EP differs from Genetic Algorithms (GA) in the way the traits are coded. GA codes individuals of a population (as represented by their co-ordinates) in terms of strings of 1s and 0s by sequentially breaking down each co-ordinate and storing in a concatenated form. These strings form the gene of the individual. These bear more resemblance to the real world genetics (in the binary form). These genes can be broken and crossed at any arbitrary locus, thus producing an offspring having mixed characters of both parents (just as in the real world!). Mutation is carried out by flipping (converting 1 to 0 and vice-versa) a random number of loci.
In EP, the representation follows from the problem. For example, if one were trying to find the shortest path in a Traveling Salesman Problem, each solution would be a path. The length of the path expressed as a number would be the solution's fitness. The fitness landscape for this problem could be characterized as a hypersurface proportional to the path lengths in a space of possible paths. The goal would be to find the globally shortest path in that space. The methods for crossover and mutation are modified to match the representation and taking into account the discrete nature of the hyperspace.
As EP are modeled close to biological systems in evolution, do have similar advantages – that of robustness and flexibility. They score over other artificial intelligence systems as they demonstrate qualities such as self-guidance, self-repair and reproduction. EP algorithms have been proven to be robust, flexible and efficient in vast complex spaces. These advantages are conferred due to the judicious use the idea of randomness when performing a search.
However, EP is not a simple random search algorithm. Random search algorithms can be inherently inefficient due to the directionless nature of their search. An EP is not directionless. It utilizes knowledge from previous generations of individual in order to construct a new generation that will approach the optimal solution. In other words, they use past knowledge to direct the search. Many search techniques need a variety of information to guide themselves. Hill climbing methods require derivatives, for example. The only information an EP needs is some measure of fitness about a point in the space (given by the objective function value).
EP algorithms use a set, or population, of points to conduct a search, not just a single point on the problem space. This gives EP the power to search noisy spaces littered with local optimum points. Instead of relying on a single point to search through the space, the EP looks at many different areas of the problem space at once (hence inherently parallel), and uses all of this information to guide it.

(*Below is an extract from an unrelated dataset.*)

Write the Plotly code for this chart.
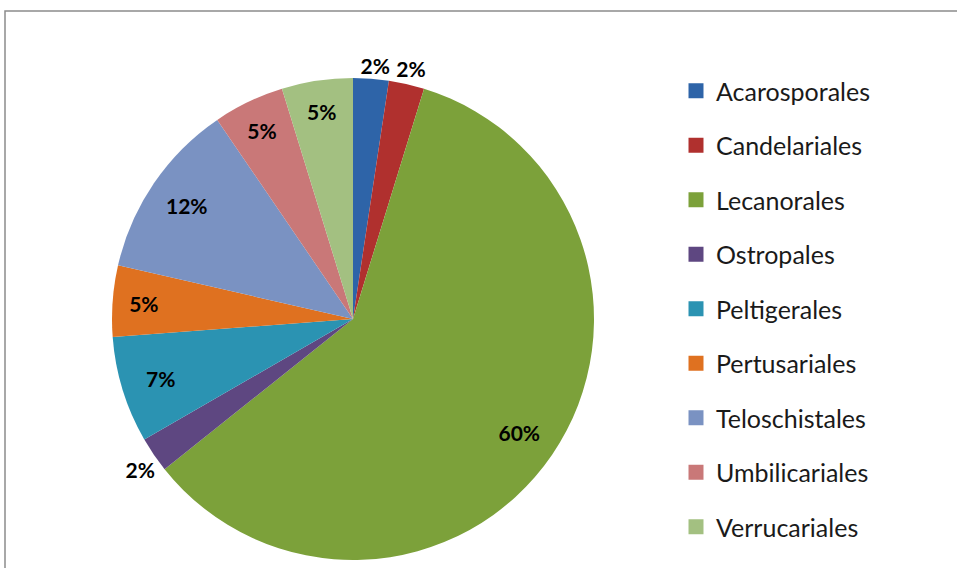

With the rise in the computation power available today – evolutionary programming strategies are advancing at a rapid pace. They are increasingly being used to solve complex problems posed by today’s engineering in the fields of aircraft design, protein selection and earthquake epicenter detection. Their inherent simplicity, adaptability and ability to solve problems without modification, from only the fitness values, has made them a versatile and indispensable tool in analysis.